◆ What to produce: Skip the pictures. Set down, word for word, the lines from the start of the material up to and including the line with "from matplotlib.lines import Line2D".

◆ Data excerpt:
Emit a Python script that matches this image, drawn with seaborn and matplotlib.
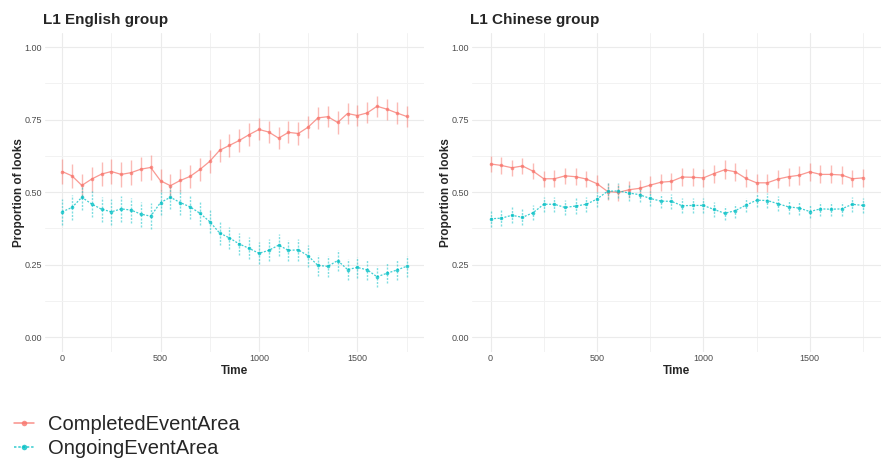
import matplotlib
matplotlib.use("Agg")
import matplotlib.pyplot as plt
import pandas as pd
import seaborn as sns
from matplotlib.lines import Line2D

TIME = [0, 50, 100, 150, 200, 250, 300, 350, 400, 450, 500, 550, 600, 650, 700, 750, 800, 850,
        900, 950, 1000, 1050, 1100, 1150, 1200, 1250, 1300, 1350, 1400, 1450, 1500, 1550, 1600, 1650, 1700, 1750]
AREAS = ["CompletedEventArea", "OngoingEventArea"]
COLORS = {"CompletedEventArea": "#F8766D", "OngoingEventArea": "#00BFC4"}

# L1 English group
EN_COMPLETED = [0.571, 0.556, 0.523, 0.545, 0.562, 0.571, 0.561, 0.567, 0.579, 0.585, 0.539, 0.522,
                0.540, 0.554, 0.578, 0.606, 0.644, 0.661, 0.678, 0.698, 0.716, 0.707, 0.686, 0.706,
                0.702, 0.724, 0.756, 0.760, 0.740, 0.771, 0.764, 0.773, 0.796, 0.786, 0.773, 0.761]
EN_COMPLETED_SE = [0.043, 0.042, 0.041, 0.043, 0.042, 0.043, 0.044, 0.042, 0.041, 0.042, 0.040, 0.040,
                   0.041, 0.040, 0.040, 0.040, 0.039, 0.040, 0.039, 0.039, 0.038, 0.038, 0.039, 0.038,
                   0.038, 0.037, 0.038, 0.037, 0.038, 0.037, 0.037, 0.036, 0.036, 0.036, 0.037, 0.037]
EN_ONGOING = [0.432, 0.447, 0.482, 0.459, 0.441, 0.432, 0.442, 0.438, 0.424, 0.417, 0.464, 0.482,
              0.464, 0.449, 0.427, 0.398, 0.359, 0.342, 0.321, 0.306, 0.289, 0.299, 0.317, 0.299,
              0.301, 0.280, 0.247, 0.244, 0.264, 0.233, 0.240, 0.232, 0.208, 0.220, 0.231, 0.244]
EN_ONGOING_SE = [0.045, 0.044, 0.043, 0.044, 0.043, 0.044, 0.044, 0.043, 0.043, 0.044, 0.042, 0.041,
                 0.042, 0.041, 0.041, 0.040, 0.040, 0.039, 0.039, 0.038, 0.038, 0.038, 0.038, 0.037,
                 0.037, 0.037, 0.036, 0.036, 0.036, 0.036, 0.035, 0.035, 0.036, 0.035, 0.035, 0.036]

# L1 Chinese group
ZH_COMPLETED = [0.597, 0.592, 0.584, 0.590, 0.572, 0.546, 0.546, 0.556, 0.553, 0.545, 0.529, 0.502,
                0.499, 0.508, 0.513, 0.524, 0.534, 0.537, 0.552, 0.551, 0.549, 0.564, 0.577, 0.570,
                0.547, 0.532, 0.532, 0.545, 0.553, 0.558, 0.570, 0.561, 0.561, 0.559, 0.546, 0.549]
ZH_COMPLETED_SE = [0.029, 0.028, 0.028, 0.029, 0.028, 0.028, 0.029, 0.028, 0.029, 0.028, 0.029, 0.029,
                   0.028, 0.029, 0.029, 0.030, 0.030, 0.030, 0.031, 0.031, 0.030, 0.031, 0.032, 0.031,
                   0.031, 0.030, 0.031, 0.031, 0.031, 0.032, 0.031, 0.031, 0.031, 0.030, 0.030, 0.031]
ZH_ONGOING = [0.408, 0.410, 0.420, 0.413, 0.429, 0.458, 0.458, 0.447, 0.452, 0.458, 0.476, 0.503,
              0.504, 0.497, 0.491, 0.478, 0.469, 0.468, 0.453, 0.454, 0.454, 0.440, 0.427, 0.436,
              0.455, 0.472, 0.471, 0.460, 0.449, 0.445, 0.433, 0.442, 0.441, 0.442, 0.458, 0.454]
ZH_ONGOING_SE = [0.028, 0.027, 0.027, 0.027, 0.026, 0.026, 0.026, 0.026, 0.026, 0.026, 0.026, 0.027,
                 0.026, 0.026, 0.025, 0.025, 0.025, 0.025, 0.025, 0.025, 0.025, 0.025, 0.024, 0.024,
                 0.025, 0.025, 0.025, 0.025, 0.024, 0.024, 0.024, 0.024, 0.024, 0.024, 0.025, 0.025]

PANELS = [
    ("L1 English group", EN_COMPLETED, EN_COMPLETED_SE, EN_ONGOING, EN_ONGOING_SE),
    ("L1 Chinese group", ZH_COMPLETED, ZH_COMPLETED_SE, ZH_ONGOING, ZH_ONGOING_SE),
]

sns.set_style("white")
plt.rcParams["font.family"] = ["Liberation Sans", "DejaVu Sans"]

fig = plt.figure(figsize=(8.81, 4.59), dpi=100)
axes = [fig.add_axes([0.051, 0.234, 0.430, 0.695]),
        fig.add_axes([0.5357, 0.234, 0.465, 0.695])]

DASH = (1.6, 1.2)

for ax, (title, comp, comp_se, ong, ong_se) in zip(axes, PANELS):
    df = pd.DataFrame({
        "Time": TIME * 2,
        "prop": comp + ong,
        "se": comp_se + ong_se,
        "area": [AREAS[0]] * len(TIME) + [AREAS[1]] * len(TIME),
    })
    sns.lineplot(data=df, x="Time", y="prop", hue="area", style="area", palette=COLORS,
                 markers={AREAS[0]: "o", AREAS[1]: "o"},
                 dashes={AREAS[0]: "", AREAS[1]: DASH},
                 markersize=2.6, markeredgewidth=0, linewidth=0.9, alpha=0.75,
                 legend=False, ax=ax, zorder=3)
    for area in AREAS:
        sub = df[df["area"] == area]
        eb = ax.errorbar(sub["Time"], sub["prop"], yerr=sub["se"], fmt="none",
                         ecolor=COLORS[area], elinewidth=1.0, alpha=0.5, capsize=0, zorder=2)
        if area == AREAS[1]:
            eb[2][0].set_linestyle((0, (1.5, 1.0)))

    ax.set_xlim(-87.5, 1837.5)
    ax.set_ylim(-0.05, 1.05)
    ax.set_xticks([0, 500, 1000, 1500])
    ax.set_xticks([250, 750, 1250, 1750], minor=True)
    ax.set_yticks([0, 0.25, 0.5, 0.75, 1.0])
    ax.set_yticks([0.125, 0.375, 0.625, 0.875], minor=True)
    ax.set_yticklabels(["0.00", "0.25", "0.50", "0.75", "1.00"])
    ax.grid(which="major", color="#EBEBEB", linewidth=0.8, zorder=0)
    ax.grid(which="minor", color="#F2F2F2", linewidth=0.7, zorder=0)
    ax.set_axisbelow(True)
    for s in ax.spines.values():
        s.set_visible(False)
    ax.tick_params(which="both", length=0, labelsize=6.5, labelcolor="#4D4D4D", pad=2)
    ax.set_xlabel("Time", fontsize=8.5, fontweight="bold", labelpad=1)
    ax.set_ylabel("Proportion of looks", fontsize=8.5, fontweight="bold", labelpad=0)
    ax.set_title(title, loc="left", fontsize=11, fontweight="bold", pad=6, x=-0.005)

handles = [
    Line2D([], [], color=COLORS[AREAS[0]], marker="o", markersize=4, markeredgewidth=0,
           linewidth=1.1, alpha=0.8),
    Line2D([], [], color=COLORS[AREAS[1]], marker="o", markersize=4, markeredgewidth=0,
           linewidth=1.1, linestyle=(0, DASH), alpha=0.8),
]
fig.legend(handles, AREAS, loc="lower left", bbox_to_anchor=(0.0, -0.028), frameon=False,
           fontsize=14.5, handlelength=1.0, handletextpad=0.7, labelspacing=0.22,
           borderaxespad=0.2, borderpad=0.5)

fig.savefig("out.png", dpi=100)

◆ Solution to this problem:
Emit a Python script that matches this image, drawn with seaborn and matplotlib.
import matplotlib
matplotlib.use("Agg")
import matplotlib.pyplot as plt
import pandas as pd
import seaborn as sns
from matplotlib.lines import Line2D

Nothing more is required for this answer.